The leftmost password may be able to be produced from memory alone and uses simple character substitution and padding to disguise its origin. This would be convenient to use as the user would simply reconstruct the password from memory when needed and it would eliminate the risk of maintaining a physical or digital copy that could be stolen. However, because of the dictionary word origin, the password is highly vulnerable to a rule-based dictionary attack. The password holder could further strengthen the password with more customization but as the number of modifications increase it will have to be recorded and the convenience of memorization will be lost.
In contrast, the rightmost password is virtually random and is much more resiliant to attack. However, due to limitations of memory this password will likely need to be recorded digitally or physically and that introduces two types of risk; the first is the possibility that the plaintext copy can be stolen, and the second is that the password could be lost resulting in the user being unable to access the account.

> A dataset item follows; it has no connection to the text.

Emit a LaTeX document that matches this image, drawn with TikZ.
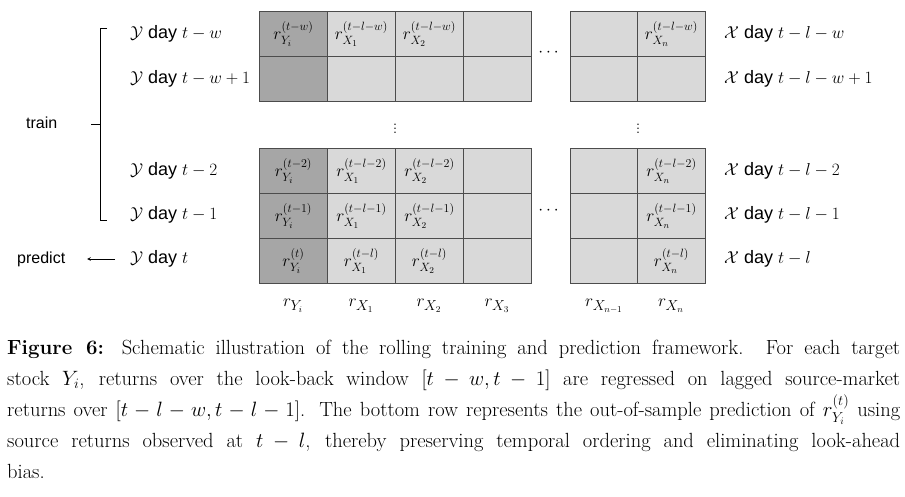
\documentclass[tikz,border=0pt]{standalone}
\usepackage{amsmath}
\usepackage{fontspec}
\newfontfamily\sansf{Liberation Sans}
\begin{document}
\begin{tikzpicture}[x=1pt,y=-1pt,
  cell/.style={draw=black!70,line width=0.9pt,minimum width=68pt,minimum height=45pt,inner sep=0pt,anchor=north west,font=\fontsize{18}{18}\selectfont},
  lt/.style={cell,fill=black!15},
  dk/.style={cell,fill=black!35},
  lab/.style={anchor=west,font=\fontsize{18}{18}\selectfont\sansf,inner sep=0pt},
  col/.style={font=\fontsize{19}{19}\selectfont,inner sep=0pt},
  dots/.style={inner sep=0pt,font=\fontsize{18}{18}\selectfont}]
\useasboundingbox (0,0) rectangle (905,497);
% top block
\node[dk] (a1) at (259,11) {$r^{(t-w)}_{Y_i}$};
\node[lt] (b1) at (327,11) {$r^{(t-l-w)}_{X_1}$};
\node[lt] (c1) at (395,11) {$r^{(t-l-w)}_{X_2}$};
\node[lt] (d1) at (463,11) {};
\node[lt] (e1) at (570,11) {};
\node[lt] (f1) at (637,11) {$r^{(t-l-w)}_{X_n}$};
\node[dk] (a2) at (259,56) {};
\node[lt] (b2) at (327,56) {};
\node[lt] (c2) at (395,56) {};
\node[lt] (d2) at (463,56) {};
\node[lt] (e2) at (570,56) {};
\node[lt] (f2) at (637,56) {};
% bottom block
\node[dk] (a3) at (259,148) {$r^{(t-2)}_{Y_i}$};
\node[lt] (b3) at (327,148) {$r^{(t-l-2)}_{X_1}$};
\node[lt] (c3) at (395,148) {$r^{(t-l-2)}_{X_2}$};
\node[lt] (d3) at (463,148) {};
\node[lt] (e3) at (570,148) {};
\node[lt] (f3) at (637,148) {$r^{(t-l-2)}_{X_n}$};
\node[dk] (a4) at (259,193) {$r^{(t-1)}_{Y_i}$};
\node[lt] (b4) at (327,193) {$r^{(t-l-1)}_{X_1}$};
\node[lt] (c4) at (395,193) {$r^{(t-l-1)}_{X_2}$};
\node[lt] (d4) at (463,193) {};
\node[lt] (e4) at (570,193) {};
\node[lt] (f4) at (637,193) {$r^{(t-l-1)}_{X_n}$};
\node[dk] (a5) at (259,238) {$r^{(t)}_{Y_i}$};
\node[lt] (b5) at (327,238) {$r^{(t-l)}_{X_1}$};
\node[lt] (c5) at (395,238) {$r^{(t-l)}_{X_2}$};
\node[lt] (d5) at (463,238) {};
\node[lt] (e5) at (570,238) {};
\node[lt] (f5) at (637,238) {$r^{(t-l)}_{X_n}$};
% dots
\node[dots] (h1) at (550,53) {$\cdots$};
\node[dots] (h2) at (550,211) {$\cdots$};
\node[dots] (v1) at (395,126) {$\vdots$};
\node[dots] (v2) at (638,126) {$\vdots$};
% left labels
\node[lab] (l1) at (130,34) {$\mathcal{Y}$ day $t-w$};
\node[lab] (l2) at (130,79) {$\mathcal{Y}$ day $t-w+1$};
\node[lab] (l3) at (130,171) {$\mathcal{Y}$ day $t-2$};
\node[lab] (l4) at (130,215) {$\mathcal{Y}$ day $t-1$};
\node[lab] (l5) at (130,259) {$\mathcal{Y}$ day $t$};
% right labels
\node[lab] (r1) at (724,34) {$\mathcal{X}$ day $t-l-w$};
\node[lab] (r2) at (724,79) {$\mathcal{X}$ day $t-l-w+1$};
\node[lab] (r3) at (724,171) {$\mathcal{X}$ day $t-l-2$};
\node[lab] (r4) at (724,215) {$\mathcal{X}$ day $t-l-1$};
\node[lab] (r5) at (724,259) {$\mathcal{X}$ day $t-l$};
% train / predict
\node[lab,font=\fontsize{16}{16}\selectfont\sansf] (train) at (26,123) {train};
\node[lab,font=\fontsize{16}{16}\selectfont\sansf] (pred) at (17,259) {predict};
\coordinate (bt) at (107,28);
\coordinate (bb) at (107,220);
\coordinate (bm) at (91,124);
\draw[line width=0.9pt] (bt) -- (100,28) -- (100,220) -- (bb);
\draw[line width=0.9pt] (bm) -- (100,124);
\coordinate (ps) at (115,259);
\coordinate (pe) at (87,259);
\draw[line width=0.7pt,-stealth] (ps) -- (pe);
% column labels
\node[col] (k1) at (293,306) {$r_{Y_i}$};
\node[col] (k2) at (361,306) {$r_{X_1}$};
\node[col] (k3) at (429,306) {$r_{X_2}$};
\node[col] (k4) at (497,306) {$r_{X_3}$};
\node[col] (k5) at (604,306) {$r_{X_{n-1}}$};
\node[col] (k6) at (671,306) {$r_{X_n}$};
% caption
\node[anchor=north west,inner sep=0pt,text width=893pt,align=justify,font=\fontsize{20.5}{31}\selectfont] (cap) at (7,340)
{\textbf{Figure 6:} Schematic illustration of the rolling training and prediction framework. For each target\linebreak
stock $Y_i$, returns over the look-back window $[t-w,t-1]$ are regressed on lagged source-market\linebreak
returns over $[t-l-w,t-l-1]$. The bottom row represents the out-of-sample prediction of $r^{(t)}_{Y_i}$ using\linebreak
source returns observed at $t-l$, thereby preserving temporal ordering and eliminating look-ahead\linebreak
bias.};
\end{tikzpicture}
\end{document}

The Role Of Human Memory To Password Effectiveness
Everyone is aware of the challenge of remembering passwords. However the challenge is only becoming greater as increasingly better equipped adversaries and sophisticated password-recovery tools force the public to use even more complex passwords to achieve a reasonable degree of protection. In fact, in a recent Microsoft sponsored study recognizing the practical tradeoff of password strength and "usability" it was suggested that the optimum strategy for individuals is to use weak passwords for most of one's accounts and strong passwords for a few one might have a chance of remembering. While there are numerous problems with such a recommendation it does underscore the importance of convenience to password security in a practical setting. Moreover, we are soon approaching a point where passwords that offer meaningful protection are beyond most people to remember. This is especially true when one has many passwords.

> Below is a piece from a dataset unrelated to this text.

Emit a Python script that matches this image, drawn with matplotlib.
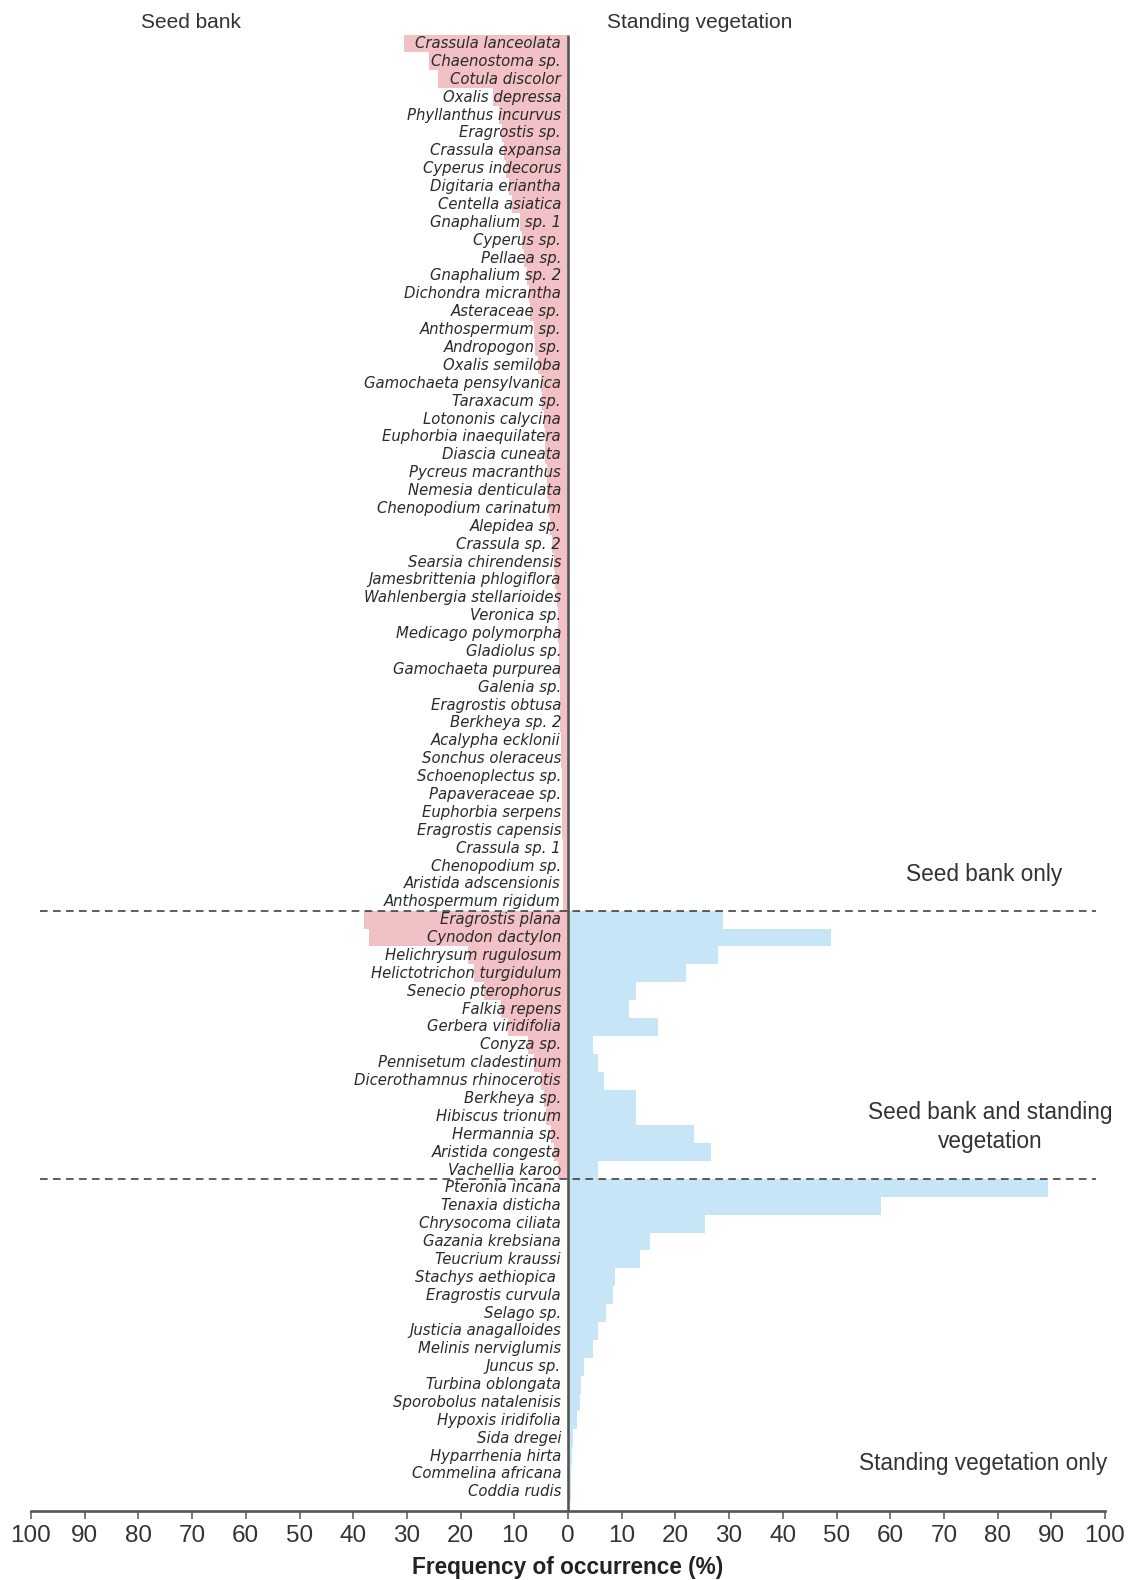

The Case For Dynamic Password Generation
Dynamic password generation is designed to be memory-friendly. Instead of the traditional approach of creating complex passwords and forcing one to memorize them, dynamic password generation begins with what one remembers well and produces complex passwords from that using a software application. Using this approach the resulting password can be far more complex than the inputs due to the nature of the algorith. Suitably done it should be not be feasible to use the password to derive the inputs that produced it. Use of deterministic approaches will require consistency to reproduce the desired results.

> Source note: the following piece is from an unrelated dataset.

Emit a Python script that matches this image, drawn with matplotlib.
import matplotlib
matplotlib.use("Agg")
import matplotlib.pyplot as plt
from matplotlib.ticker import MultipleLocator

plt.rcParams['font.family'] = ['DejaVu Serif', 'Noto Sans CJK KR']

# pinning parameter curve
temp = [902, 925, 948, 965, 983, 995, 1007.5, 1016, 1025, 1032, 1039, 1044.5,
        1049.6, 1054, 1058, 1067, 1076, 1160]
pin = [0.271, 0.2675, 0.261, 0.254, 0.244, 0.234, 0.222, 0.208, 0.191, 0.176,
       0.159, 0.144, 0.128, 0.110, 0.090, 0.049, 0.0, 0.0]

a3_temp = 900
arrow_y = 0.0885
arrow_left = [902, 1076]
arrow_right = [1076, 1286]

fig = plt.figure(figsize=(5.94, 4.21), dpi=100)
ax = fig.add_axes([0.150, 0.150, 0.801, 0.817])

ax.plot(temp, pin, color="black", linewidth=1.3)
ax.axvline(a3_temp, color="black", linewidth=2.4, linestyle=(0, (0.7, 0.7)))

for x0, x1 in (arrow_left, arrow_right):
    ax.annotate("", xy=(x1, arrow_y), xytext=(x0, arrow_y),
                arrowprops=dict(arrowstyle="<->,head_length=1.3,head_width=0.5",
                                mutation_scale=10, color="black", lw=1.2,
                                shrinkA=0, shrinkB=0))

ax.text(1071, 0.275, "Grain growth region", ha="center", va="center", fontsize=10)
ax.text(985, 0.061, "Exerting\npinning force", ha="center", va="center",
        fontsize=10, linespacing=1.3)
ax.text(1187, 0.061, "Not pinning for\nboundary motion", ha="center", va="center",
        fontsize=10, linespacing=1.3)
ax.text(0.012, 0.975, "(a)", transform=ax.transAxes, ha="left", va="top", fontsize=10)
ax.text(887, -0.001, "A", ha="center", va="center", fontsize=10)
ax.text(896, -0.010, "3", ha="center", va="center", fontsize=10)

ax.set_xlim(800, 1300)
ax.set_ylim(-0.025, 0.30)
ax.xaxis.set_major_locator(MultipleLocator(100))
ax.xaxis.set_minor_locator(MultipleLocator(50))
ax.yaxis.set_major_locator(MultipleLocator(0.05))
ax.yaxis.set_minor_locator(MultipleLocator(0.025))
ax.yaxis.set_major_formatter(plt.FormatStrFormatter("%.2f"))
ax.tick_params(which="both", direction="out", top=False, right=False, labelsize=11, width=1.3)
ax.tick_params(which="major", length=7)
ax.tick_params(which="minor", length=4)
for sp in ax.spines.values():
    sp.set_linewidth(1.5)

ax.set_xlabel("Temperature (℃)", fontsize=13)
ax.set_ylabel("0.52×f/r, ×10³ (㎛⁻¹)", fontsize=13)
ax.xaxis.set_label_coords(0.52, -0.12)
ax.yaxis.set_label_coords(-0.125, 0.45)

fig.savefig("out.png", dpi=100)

The Case For Password Managers
The promise of password managers is attractive. As a comprehensive password management tool one can produce, store and transmit passwords to select online sites that support the appropriate APIs. Since the passwords are intended to be encrypted and digitally stored the passwords themselves can be long & complex. The convenience of managing multiple passwords with a single tool increases as the number of password one has grows.
A downside to password managers is that they are vulnerable to being a single-point-of-failure and can potentially produce a catastrophic situation of surrending all of one's passwords to an adversary. This situation could arise in one of several ways; when the password manager's plaintext master-password is captured and the attacker uses it go gain access to the stored passwords, or if an attacker exploits a vulnerability in the software that surrenders all the stored passwords.
Also password managers are not designed to transmit passwords to categories of password protected resources such as encrypted boot drives and file and disk encryption systems. Users of these tools will need an alternate password scheme.